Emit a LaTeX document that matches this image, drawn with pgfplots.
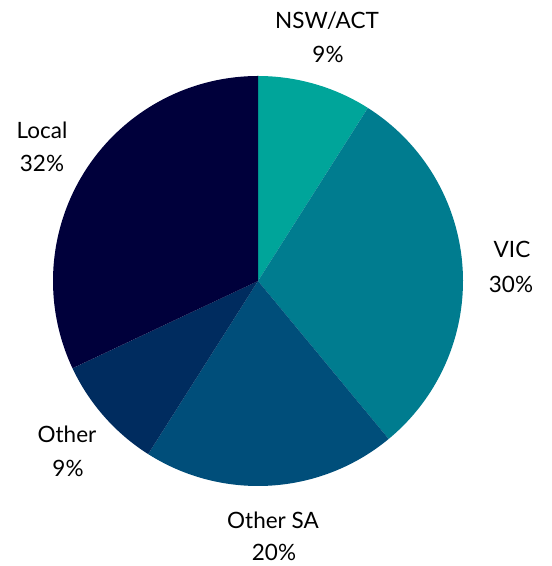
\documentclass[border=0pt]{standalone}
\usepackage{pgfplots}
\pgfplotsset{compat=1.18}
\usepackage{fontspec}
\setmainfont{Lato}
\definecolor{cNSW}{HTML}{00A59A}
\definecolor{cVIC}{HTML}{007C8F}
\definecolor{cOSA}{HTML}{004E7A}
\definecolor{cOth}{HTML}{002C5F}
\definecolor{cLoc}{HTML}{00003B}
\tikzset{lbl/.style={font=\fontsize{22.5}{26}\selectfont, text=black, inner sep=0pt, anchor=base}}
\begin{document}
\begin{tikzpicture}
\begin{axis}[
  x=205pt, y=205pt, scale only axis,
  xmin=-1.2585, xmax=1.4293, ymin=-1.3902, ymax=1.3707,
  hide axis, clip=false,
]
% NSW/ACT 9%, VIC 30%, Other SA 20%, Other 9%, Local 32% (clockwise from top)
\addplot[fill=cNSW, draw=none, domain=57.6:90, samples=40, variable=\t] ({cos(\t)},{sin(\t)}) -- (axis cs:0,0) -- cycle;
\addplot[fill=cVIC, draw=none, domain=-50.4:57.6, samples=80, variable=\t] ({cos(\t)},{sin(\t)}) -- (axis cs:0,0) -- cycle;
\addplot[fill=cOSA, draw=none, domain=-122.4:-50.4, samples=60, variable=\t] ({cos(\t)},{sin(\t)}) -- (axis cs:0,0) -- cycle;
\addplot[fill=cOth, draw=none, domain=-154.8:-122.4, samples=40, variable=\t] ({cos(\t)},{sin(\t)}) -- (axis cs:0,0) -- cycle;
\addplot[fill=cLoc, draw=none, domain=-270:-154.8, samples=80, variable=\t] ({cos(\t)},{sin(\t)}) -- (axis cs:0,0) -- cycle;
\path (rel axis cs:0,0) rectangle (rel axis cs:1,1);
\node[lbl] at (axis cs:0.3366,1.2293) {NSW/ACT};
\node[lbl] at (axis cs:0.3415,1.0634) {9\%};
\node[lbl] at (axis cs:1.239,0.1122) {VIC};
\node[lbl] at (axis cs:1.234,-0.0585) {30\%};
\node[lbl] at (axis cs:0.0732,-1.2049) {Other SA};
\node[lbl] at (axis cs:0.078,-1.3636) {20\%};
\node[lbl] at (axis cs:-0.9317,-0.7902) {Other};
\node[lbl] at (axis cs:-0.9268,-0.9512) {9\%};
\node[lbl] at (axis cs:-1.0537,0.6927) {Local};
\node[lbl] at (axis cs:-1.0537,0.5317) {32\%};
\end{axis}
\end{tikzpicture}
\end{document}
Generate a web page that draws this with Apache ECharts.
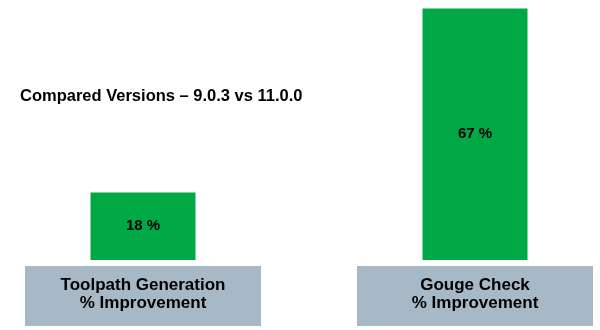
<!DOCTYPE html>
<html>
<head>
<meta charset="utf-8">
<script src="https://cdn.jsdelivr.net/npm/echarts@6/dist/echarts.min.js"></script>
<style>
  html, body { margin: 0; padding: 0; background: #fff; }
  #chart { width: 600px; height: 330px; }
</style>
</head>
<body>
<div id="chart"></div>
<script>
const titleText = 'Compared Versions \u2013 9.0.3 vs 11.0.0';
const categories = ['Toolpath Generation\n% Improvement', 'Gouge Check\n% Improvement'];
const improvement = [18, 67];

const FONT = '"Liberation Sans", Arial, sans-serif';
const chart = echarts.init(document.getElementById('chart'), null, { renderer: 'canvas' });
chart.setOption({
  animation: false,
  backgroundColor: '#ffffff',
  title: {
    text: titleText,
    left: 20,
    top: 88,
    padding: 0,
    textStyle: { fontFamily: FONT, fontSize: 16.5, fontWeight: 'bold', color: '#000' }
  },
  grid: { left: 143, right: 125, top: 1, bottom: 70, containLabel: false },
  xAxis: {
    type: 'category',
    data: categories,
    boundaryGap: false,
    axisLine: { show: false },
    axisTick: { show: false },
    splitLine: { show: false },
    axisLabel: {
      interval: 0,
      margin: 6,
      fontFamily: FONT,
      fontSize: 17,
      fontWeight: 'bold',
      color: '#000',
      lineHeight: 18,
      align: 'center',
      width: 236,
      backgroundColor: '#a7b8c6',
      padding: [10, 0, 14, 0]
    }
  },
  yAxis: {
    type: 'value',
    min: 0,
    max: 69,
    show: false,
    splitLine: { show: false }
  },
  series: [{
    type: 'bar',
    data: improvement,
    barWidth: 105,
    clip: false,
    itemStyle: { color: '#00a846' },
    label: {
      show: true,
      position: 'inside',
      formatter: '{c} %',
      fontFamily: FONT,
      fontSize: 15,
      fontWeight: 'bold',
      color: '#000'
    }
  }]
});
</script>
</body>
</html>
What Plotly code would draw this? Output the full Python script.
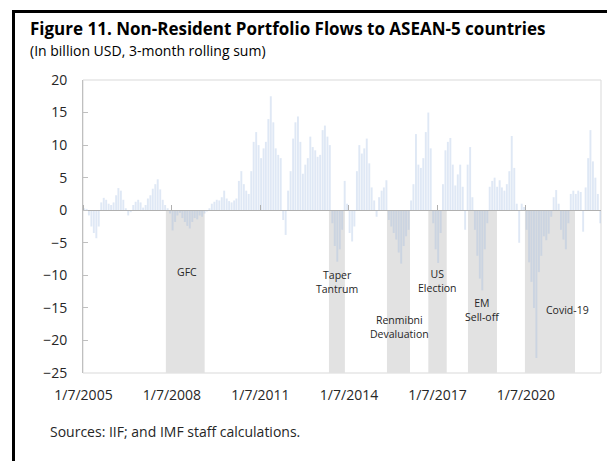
★ ★ ★ ★ ★
__Task details__: Repeat the data above exactly, but not the pictures.

__Solution to this task__:
Emit a LaTeX document that matches this image, drawn with pgfplots.
\documentclass[border=0pt]{standalone}
\usepackage{pgfplots}
\pgfplotsset{compat=1.18}
\usepackage{fontspec}
\setmainfont{Lato}
\definecolor{cNSW}{HTML}{00A59A}
\definecolor{cVIC}{HTML}{007C8F}
\definecolor{cOSA}{HTML}{004E7A}
\definecolor{cOth}{HTML}{002C5F}
\definecolor{cLoc}{HTML}{00003B}
\tikzset{lbl/.style={font=\fontsize{22.5}{26}\selectfont, text=black, inner sep=0pt, anchor=base}}
\begin{document}
\begin{tikzpicture}
\begin{axis}[
  x=205pt, y=205pt, scale only axis,
  xmin=-1.2585, xmax=1.4293, ymin=-1.3902, ymax=1.3707,
  hide axis, clip=false,
]
% NSW/ACT 9%, VIC 30%, Other SA 20%, Other 9%, Local 32% (clockwise from top)
\addplot[fill=cNSW, draw=none, domain=57.6:90, samples=40, variable=\t] ({cos(\t)},{sin(\t)}) -- (axis cs:0,0) -- cycle;
\addplot[fill=cVIC, draw=none, domain=-50.4:57.6, samples=80, variable=\t] ({cos(\t)},{sin(\t)}) -- (axis cs:0,0) -- cycle;
\addplot[fill=cOSA, draw=none, domain=-122.4:-50.4, samples=60, variable=\t] ({cos(\t)},{sin(\t)}) -- (axis cs:0,0) -- cycle;
\addplot[fill=cOth, draw=none, domain=-154.8:-122.4, samples=40, variable=\t] ({cos(\t)},{sin(\t)}) -- (axis cs:0,0) -- cycle;
\addplot[fill=cLoc, draw=none, domain=-270:-154.8, samples=80, variable=\t] ({cos(\t)},{sin(\t)}) -- (axis cs:0,0) -- cycle;
\path (rel axis cs:0,0) rectangle (rel axis cs:1,1);
\node[lbl] at (axis cs:0.3366,1.2293) {NSW/ACT};
\node[lbl] at (axis cs:0.3415,1.0634) {9\%};
\node[lbl] at (axis cs:1.239,0.1122) {VIC};
\node[lbl] at (axis cs:1.234,-0.0585) {30\%};
\node[lbl] at (axis cs:0.0732,-1.2049) {Other SA};
\node[lbl] at (axis cs:0.078,-1.3636) {20\%};
\node[lbl] at (axis cs:-0.9317,-0.7902) {Other};
\node[lbl] at (axis cs:-0.9268,-0.9512) {9\%};
\node[lbl] at (axis cs:-1.0537,0.6927) {Local};
\node[lbl] at (axis cs:-1.0537,0.5317) {32\%};
\end{axis}
\end{tikzpicture}
\end{document}
Generate a web page that draws this with Apache ECharts.
<!DOCTYPE html>
<html>
<head>
<meta charset="utf-8">
<script src="https://cdn.jsdelivr.net/npm/echarts@6/dist/echarts.min.js"></script>
<style>
  html, body { margin: 0; padding: 0; background: #fff; }
  #chart { width: 600px; height: 330px; }
</style>
</head>
<body>
<div id="chart"></div>
<script>
const titleText = 'Compared Versions \u2013 9.0.3 vs 11.0.0';
const categories = ['Toolpath Generation\n% Improvement', 'Gouge Check\n% Improvement'];
const improvement = [18, 67];

const FONT = '"Liberation Sans", Arial, sans-serif';
const chart = echarts.init(document.getElementById('chart'), null, { renderer: 'canvas' });
chart.setOption({
  animation: false,
  backgroundColor: '#ffffff',
  title: {
    text: titleText,
    left: 20,
    top: 88,
    padding: 0,
    textStyle: { fontFamily: FONT, fontSize: 16.5, fontWeight: 'bold', color: '#000' }
  },
  grid: { left: 143, right: 125, top: 1, bottom: 70, containLabel: false },
  xAxis: {
    type: 'category',
    data: categories,
    boundaryGap: false,
    axisLine: { show: false },
    axisTick: { show: false },
    splitLine: { show: false },
    axisLabel: {
      interval: 0,
      margin: 6,
      fontFamily: FONT,
      fontSize: 17,
      fontWeight: 'bold',
      color: '#000',
      lineHeight: 18,
      align: 'center',
      width: 236,
      backgroundColor: '#a7b8c6',
      padding: [10, 0, 14, 0]
    }
  },
  yAxis: {
    type: 'value',
    min: 0,
    max: 69,
    show: false,
    splitLine: { show: false }
  },
  series: [{
    type: 'bar',
    data: improvement,
    barWidth: 105,
    clip: false,
    itemStyle: { color: '#00a846' },
    label: {
      show: true,
      position: 'inside',
      formatter: '{c} %',
      fontFamily: FONT,
      fontSize: 15,
      fontWeight: 'bold',
      color: '#000'
    }
  }]
});
</script>
</body>
</html>
What Plotly code would draw this? Output the full Python script.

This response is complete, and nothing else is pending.